The questions is: What do I need right now?
Why do you need to answer this question?
Because when our New Year’s Resolution is aligned with our emotional needs, goal achievement becomes easier and faster!
This vital alignment is often missing when we set our goals, with the result that our goals are never fully realised.

What Do You Need Right Now?
Whatever our cultural background, we are all born with, and share certain essential physical and emotional needs and our instincts drive us to get these needs met. All behaviours can be seen as an unconscious instinctive drive to meet one or more of these physical and emotional needs. Being able to fulfil our needs has a direct impact on our quality of life, happiness, success, feeling of fulfilment and our mental and physical health.
The UK’s Human Givens Institute has identified eleven essential emotional needs are:
NEED | DESCRIPTION | |
1 | Brain- Mind-Body connection | The way we look after ourselves physically directly impacts on our psychological wellbeing. We need to have enough rest, sleep, exercise and the right kind of food and drink. A sure way to induce mental and physical breakdown is to deprive someone of company, food, drink or sleep. (A fact well understood by oppressors everywhere). |
2 | Security | Safe territory and an environment which allows us to develop fully Without a sense of security and safety in life we can be exposed to anxiety conditions which hamper normal functioning. Our survival as children depends on others providing this sense of safety till we can meet this need for ourselves. |
3 | Attention (to give and receive it) | A form of nutrition. Inter-connection with other human beings is vital to human survival. Without regular quality contact with other people, mental health, emotional state and behaviour can suffer quite drastically. If attention needs are met outside of work, then the person has more capacity to work effectively, as their emotional needs are less likely to get in the way. |
4 | Sense of autonomy and control | Having volition to make responsible choices. Feeling that one has ‘no control’ – either in a given situation or in life generally – can lead to feelings of hopelessness. There are many examples of people being placed in care homes and ‘giving up’ on life because they feel that all choice about their environment and how they act within it have been eroded. |
5 | Being emotionally connected to others | It is important to feel that at least one person really knows us for who we are and will allow us to totally relax and be ‘ourselves’. This could be a partner, a friend or a family member. For some people this need for close connection can be met by a beloved pet: ‘My cat really understands me!’ Close connection is important for the development of a healthy emotional life. |
6 | Feeling part of a wider community | Connection to something greater than ourselves. We feel happier when we have a sense of connection to like-minded people or others who share our perceptions and who work for a common goal. |
7 | Friendship, intimacy | To know that at least one other person accepts us totally for who we are, “warts ‘n’ all”. |
8 | Privacy | Access to privacy so we can reflect on, and consolidate, experience. |
9 | Sense of status | Within social groupings that we have something worthwhile to contribute, that other people appreciate our talents, contributes to a sense of strength and well-being. |
10 | Sense of competence and achievement | Which comes from successful learning and effectively applying skills (the antidote to ‘low self-esteem’). We tend to feel healthier and happier when our lives stimulate us to be creative and inventive. Boredom and lack of achievement leaves us unsatisfied and depressed. Human beings have always ‘pushed forward’. Creative stimulation in one area encourages the development of new interconnections in our brain. These new neurological routes can be used for other brain functions, thus improving other parts of our lives. For example, if someone learns to dance, this can also enhance their mathematical ability. |
11 | Meaning and purpose | Which come from being stretched in what we do and think. Meaning helps us feel engaged, because we feel we have a purpose and we are prepared to expand effort to work toward it. |
Outside of our awareness (i.e. at a subconscious level) we are continuously seeking to fulfil these needs, and when we perceive that they are being met well, we flourish. And when we perceive that one or more of our essential needs is not being met, this arouses anxiety and we experience stress.
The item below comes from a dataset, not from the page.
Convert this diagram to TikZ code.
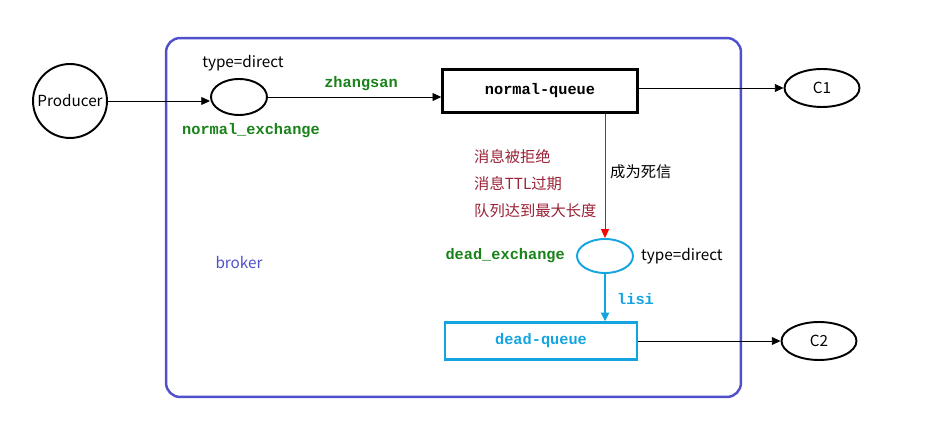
\documentclass[tikz,border=0pt]{standalone}
\usepackage{fontspec}
\setmainfont{Noto Sans CJK SC}
\setmonofont{Liberation Mono}
\usetikzlibrary{positioning,arrows.meta,shapes.geometric}
\definecolor{BrokerBlue}{RGB}{80,80,205}
\definecolor{DeadCyan}{RGB}{20,165,225}
\definecolor{KeyGreen}{RGB}{25,130,25}
\definecolor{ReasonRed}{RGB}{155,35,55}

\begin{document}
\begin{tikzpicture}[x=0.02cm, y=-0.02cm, font=\fontsize{8.7}{10}\selectfont,
frame/.style={draw=BrokerBlue, line width=1.4pt, rounded corners=8pt,
minimum width=11.5cm, minimum height=7.18cm},
exch/.style={ellipse, draw, line width=1.1pt, minimum width=1.12cm,
minimum height=0.72cm, inner sep=0pt},
queue/.style={draw, line width=1.4pt, minimum width=3.9cm, minimum height=0.86cm,
font=\fontsize{8.7}{10}\selectfont\ttfamily\bfseries},
client/.style={ellipse, draw, line width=1.1pt, minimum width=1.5cm,
minimum height=0.76cm, inner sep=0pt},
key/.style={font=\fontsize{8.7}{10}\selectfont\ttfamily\bfseries, text=KeyGreen},
line/.style={draw, line width=0.55pt, -{Triangle[length=5pt,width=4.5pt]}}]
\fill[white] (0,0) rectangle (935,431);
\useasboundingbox (0,0) rectangle (935,431);
% broker frame
\node[frame] (brk) at (453.5,217.5) {};
\node[text=BrokerBlue] (brklbl) at (239,263) {broker};
% normal path
\node[circle, draw, line width=1.1pt, minimum size=1.48cm, inner sep=0pt] (prod) at (70,101) {Producer};
\node[exch] (ex1) at (239,97) {};
\node (ex1type) at (243,63) {type=direct};
\node[key] (ex1name) at (251,131) {normal\_exchange};
\node[queue] (nq) at (540,91) {normal-queue};
\node[client] (c1) at (822,88) {C1};
\node[key] (rk1) at (361,84) {zhangsan};
\draw[line] (prod.east) -- (prod.east -| ex1.west);
\draw[line] (ex1.east) -- (ex1.east -| nq.west);
\draw[line] (nq.east |- c1) -- (c1);
% dead letter path
\node[exch, draw=DeadCyan, minimum height=0.68cm] (dex) at (605,256) {};
\node[key, anchor=east] (dexname) at (571,256) {dead\_exchange};
\node[anchor=west] (dextype) at (635,256) {type=direct};
\node[queue, draw=DeadCyan, text=DeadCyan, line width=1.2pt, minimum width=3.84cm,
minimum height=0.74cm] (dq) at (541,341) {dead-queue};
\node[client] (c2) at (819,341) {C2};
\node[key, text=DeadCyan, anchor=west] (rk2) at (611,299) {lisi};
\node[text=ReasonRed, anchor=west] (why1) at (468,157) {消息被拒绝};
\node[text=ReasonRed, anchor=west] (why2) at (468,184) {消息TTL过期};
\node[text=ReasonRed, anchor=west] (why3) at (468,211) {队列达到最大长度};
\node[anchor=west] (dead) at (604,172) {成为死信};
\draw[line, draw=red, color=red, line width=0.5pt] (dex.north |- nq.south) -- (dex.north);
\draw[line, draw=DeadCyan, color=DeadCyan, line width=1.3pt] (dex.south) -- (dex.south |- dq.north);
\draw[line] (dq.east |- c2) -- (c2);
\end{tikzpicture}
\end{document}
If we have unmet needs then our subconscious, innate drive to fulfil these needs will take precedence over any other goals we may be pursuing and will influence all of our decisions and behaviours.
It’s estimated that approximately 90% of our behaviour is automatic. That is, it's controlled by our subconscious mind, and our subconscious ensures as best as possible that our behaviour is consistent with meeting our needs. So while we consciously think our goal is something we want to achieve, if it doesn’t align with our needs, our behaviour is unlikely to support goal achievement. Our goal will continue to be out of our reach, and we may have no idea why we are making next-to-no progress.
So, when selecting your goals for 2018, I recommend you start with the ones that are harmonious with, and will contribute to, meeting your emotional needs. Then once you’re needs are being met to your satisfaction you can take action on other goals.

I ask the majority of my coaching clients to complete an emotional needs assessment so that they can learn more about their needs and assess how well those needs are currently being met. This assessment has been likened to a pair of glasses. You can put your glasses on, and you can take them off. With them on you can make sense of the bigger picture of your life or you can assess a particular area of your life, such as the work environment or home environment. The results of the assessment help the individual to identify the priority action that they need to take to address any gaps in their needs.